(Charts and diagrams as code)
———
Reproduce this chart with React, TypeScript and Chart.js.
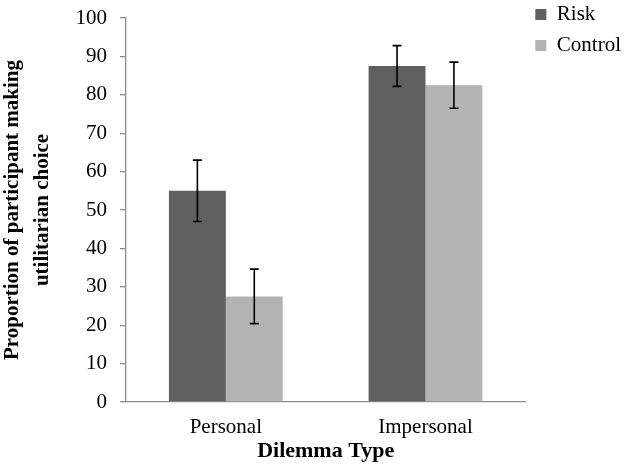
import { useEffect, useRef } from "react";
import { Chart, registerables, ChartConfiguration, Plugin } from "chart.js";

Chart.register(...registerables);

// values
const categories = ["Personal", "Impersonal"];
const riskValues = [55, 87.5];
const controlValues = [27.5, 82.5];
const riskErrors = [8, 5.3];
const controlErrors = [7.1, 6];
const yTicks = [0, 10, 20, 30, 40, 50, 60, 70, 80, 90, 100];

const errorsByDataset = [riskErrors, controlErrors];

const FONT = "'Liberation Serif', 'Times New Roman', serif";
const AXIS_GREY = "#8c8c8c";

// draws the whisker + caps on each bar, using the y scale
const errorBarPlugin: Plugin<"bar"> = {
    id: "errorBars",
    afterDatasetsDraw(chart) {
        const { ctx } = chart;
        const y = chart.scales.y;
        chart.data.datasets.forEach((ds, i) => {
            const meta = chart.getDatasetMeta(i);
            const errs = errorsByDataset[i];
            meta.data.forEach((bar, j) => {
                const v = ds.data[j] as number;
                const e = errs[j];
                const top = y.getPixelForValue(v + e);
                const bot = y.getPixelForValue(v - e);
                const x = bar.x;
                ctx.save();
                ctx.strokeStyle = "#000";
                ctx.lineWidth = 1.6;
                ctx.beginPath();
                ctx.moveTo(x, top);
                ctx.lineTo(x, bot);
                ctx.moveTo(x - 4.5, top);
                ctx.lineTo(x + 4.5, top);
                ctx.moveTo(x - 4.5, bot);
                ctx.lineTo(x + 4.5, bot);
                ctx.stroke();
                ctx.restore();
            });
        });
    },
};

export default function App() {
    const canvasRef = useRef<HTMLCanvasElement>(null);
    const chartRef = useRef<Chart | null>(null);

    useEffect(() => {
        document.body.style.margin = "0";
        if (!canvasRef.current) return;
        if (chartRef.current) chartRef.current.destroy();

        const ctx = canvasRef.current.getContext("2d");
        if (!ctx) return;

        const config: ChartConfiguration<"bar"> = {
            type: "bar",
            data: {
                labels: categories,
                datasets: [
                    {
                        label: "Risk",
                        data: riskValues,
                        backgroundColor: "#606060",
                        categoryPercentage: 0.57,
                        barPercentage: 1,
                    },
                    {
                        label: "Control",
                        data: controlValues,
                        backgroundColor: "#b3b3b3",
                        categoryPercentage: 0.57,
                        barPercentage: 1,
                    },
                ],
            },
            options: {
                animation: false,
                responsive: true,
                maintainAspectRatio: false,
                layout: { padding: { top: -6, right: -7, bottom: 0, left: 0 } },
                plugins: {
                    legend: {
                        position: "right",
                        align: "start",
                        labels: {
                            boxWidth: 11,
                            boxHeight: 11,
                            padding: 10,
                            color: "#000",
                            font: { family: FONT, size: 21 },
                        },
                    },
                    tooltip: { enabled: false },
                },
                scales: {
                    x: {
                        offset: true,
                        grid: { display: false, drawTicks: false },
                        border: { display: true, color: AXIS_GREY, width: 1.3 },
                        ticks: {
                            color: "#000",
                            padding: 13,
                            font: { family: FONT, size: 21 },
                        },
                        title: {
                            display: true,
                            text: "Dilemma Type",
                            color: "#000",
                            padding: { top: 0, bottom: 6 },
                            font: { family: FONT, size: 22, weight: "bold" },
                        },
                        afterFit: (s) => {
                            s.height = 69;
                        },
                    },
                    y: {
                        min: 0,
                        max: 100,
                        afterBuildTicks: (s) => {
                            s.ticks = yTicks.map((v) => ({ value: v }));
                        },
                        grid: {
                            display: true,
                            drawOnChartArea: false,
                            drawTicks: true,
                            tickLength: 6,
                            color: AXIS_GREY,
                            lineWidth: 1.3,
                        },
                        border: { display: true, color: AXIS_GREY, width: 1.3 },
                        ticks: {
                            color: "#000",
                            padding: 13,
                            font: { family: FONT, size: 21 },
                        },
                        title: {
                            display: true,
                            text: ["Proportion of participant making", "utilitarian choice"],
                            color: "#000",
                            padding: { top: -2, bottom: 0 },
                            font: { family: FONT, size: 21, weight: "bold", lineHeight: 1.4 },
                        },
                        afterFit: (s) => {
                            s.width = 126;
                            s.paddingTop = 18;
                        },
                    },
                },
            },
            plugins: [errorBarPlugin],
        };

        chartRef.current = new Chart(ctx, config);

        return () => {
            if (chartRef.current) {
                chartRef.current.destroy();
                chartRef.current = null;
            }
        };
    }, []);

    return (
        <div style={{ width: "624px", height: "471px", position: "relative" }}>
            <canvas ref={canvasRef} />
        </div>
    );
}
———
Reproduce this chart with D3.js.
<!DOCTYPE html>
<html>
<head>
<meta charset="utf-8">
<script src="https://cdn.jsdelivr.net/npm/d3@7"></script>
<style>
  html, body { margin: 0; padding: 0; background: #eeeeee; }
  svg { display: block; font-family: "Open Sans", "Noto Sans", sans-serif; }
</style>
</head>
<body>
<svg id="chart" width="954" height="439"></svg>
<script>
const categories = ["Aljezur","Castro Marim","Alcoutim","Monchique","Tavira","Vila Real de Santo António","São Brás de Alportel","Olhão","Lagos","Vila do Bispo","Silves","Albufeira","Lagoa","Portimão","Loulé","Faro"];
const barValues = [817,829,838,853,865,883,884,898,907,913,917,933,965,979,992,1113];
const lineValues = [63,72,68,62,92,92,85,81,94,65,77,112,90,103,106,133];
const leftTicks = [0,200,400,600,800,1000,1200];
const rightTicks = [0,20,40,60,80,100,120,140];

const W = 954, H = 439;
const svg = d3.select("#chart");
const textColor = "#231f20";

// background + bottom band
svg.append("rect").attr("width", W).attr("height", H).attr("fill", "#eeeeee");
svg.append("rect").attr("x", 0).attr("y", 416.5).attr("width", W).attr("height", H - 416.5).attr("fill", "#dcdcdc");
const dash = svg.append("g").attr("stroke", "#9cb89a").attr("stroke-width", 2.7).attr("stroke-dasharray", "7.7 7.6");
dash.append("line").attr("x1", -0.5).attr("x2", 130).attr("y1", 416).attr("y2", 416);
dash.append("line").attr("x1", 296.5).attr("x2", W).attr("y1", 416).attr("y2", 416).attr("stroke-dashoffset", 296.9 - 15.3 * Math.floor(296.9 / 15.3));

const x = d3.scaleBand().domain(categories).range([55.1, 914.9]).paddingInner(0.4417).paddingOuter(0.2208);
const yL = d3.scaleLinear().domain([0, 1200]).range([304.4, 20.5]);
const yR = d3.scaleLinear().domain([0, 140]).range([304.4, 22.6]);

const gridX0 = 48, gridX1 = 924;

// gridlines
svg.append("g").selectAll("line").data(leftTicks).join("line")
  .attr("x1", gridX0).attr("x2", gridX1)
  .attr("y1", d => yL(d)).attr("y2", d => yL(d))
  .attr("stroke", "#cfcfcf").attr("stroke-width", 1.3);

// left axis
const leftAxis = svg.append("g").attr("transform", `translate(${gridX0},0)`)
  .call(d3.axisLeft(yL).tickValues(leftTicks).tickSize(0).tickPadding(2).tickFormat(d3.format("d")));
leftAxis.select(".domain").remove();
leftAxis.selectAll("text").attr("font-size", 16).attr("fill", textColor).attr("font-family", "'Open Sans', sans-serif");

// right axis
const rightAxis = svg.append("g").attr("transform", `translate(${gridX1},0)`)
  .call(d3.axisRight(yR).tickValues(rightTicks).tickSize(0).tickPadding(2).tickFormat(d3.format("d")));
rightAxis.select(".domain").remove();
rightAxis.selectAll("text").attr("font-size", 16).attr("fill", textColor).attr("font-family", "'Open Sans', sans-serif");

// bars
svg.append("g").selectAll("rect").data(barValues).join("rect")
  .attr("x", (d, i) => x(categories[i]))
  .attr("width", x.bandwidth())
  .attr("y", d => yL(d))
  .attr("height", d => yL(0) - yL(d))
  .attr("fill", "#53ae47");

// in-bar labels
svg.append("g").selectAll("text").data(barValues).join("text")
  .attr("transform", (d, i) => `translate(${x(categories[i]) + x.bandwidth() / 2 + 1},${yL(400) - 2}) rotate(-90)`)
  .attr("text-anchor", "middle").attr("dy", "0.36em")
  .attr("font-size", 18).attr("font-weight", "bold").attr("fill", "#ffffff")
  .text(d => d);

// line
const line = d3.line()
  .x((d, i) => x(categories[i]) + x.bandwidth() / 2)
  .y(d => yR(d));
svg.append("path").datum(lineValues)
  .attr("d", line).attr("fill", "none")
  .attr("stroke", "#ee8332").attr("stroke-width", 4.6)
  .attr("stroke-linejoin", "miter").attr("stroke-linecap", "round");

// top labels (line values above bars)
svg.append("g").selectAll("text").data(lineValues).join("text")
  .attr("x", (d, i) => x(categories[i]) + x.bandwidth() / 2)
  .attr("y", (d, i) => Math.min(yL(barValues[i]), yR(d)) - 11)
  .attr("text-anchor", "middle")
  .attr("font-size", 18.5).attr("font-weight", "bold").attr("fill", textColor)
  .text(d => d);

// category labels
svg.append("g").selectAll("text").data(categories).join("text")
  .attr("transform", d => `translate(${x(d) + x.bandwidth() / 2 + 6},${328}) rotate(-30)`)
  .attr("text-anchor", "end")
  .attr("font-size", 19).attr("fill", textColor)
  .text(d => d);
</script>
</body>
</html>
———
● **Task instructions**:
Write down exactly what the lines above say, from the line holding "Reproduce this chart with React, TypeScript" through the line holding "Chart.register(...registerables);", and nothing more. Do not copy the pictures.

● **The reply**:
Reproduce this chart with React, TypeScript and Chart.js.
import { useEffect, useRef } from "react";
import { Chart, registerables, ChartConfiguration, Plugin } from "chart.js";

Chart.register(...registerables);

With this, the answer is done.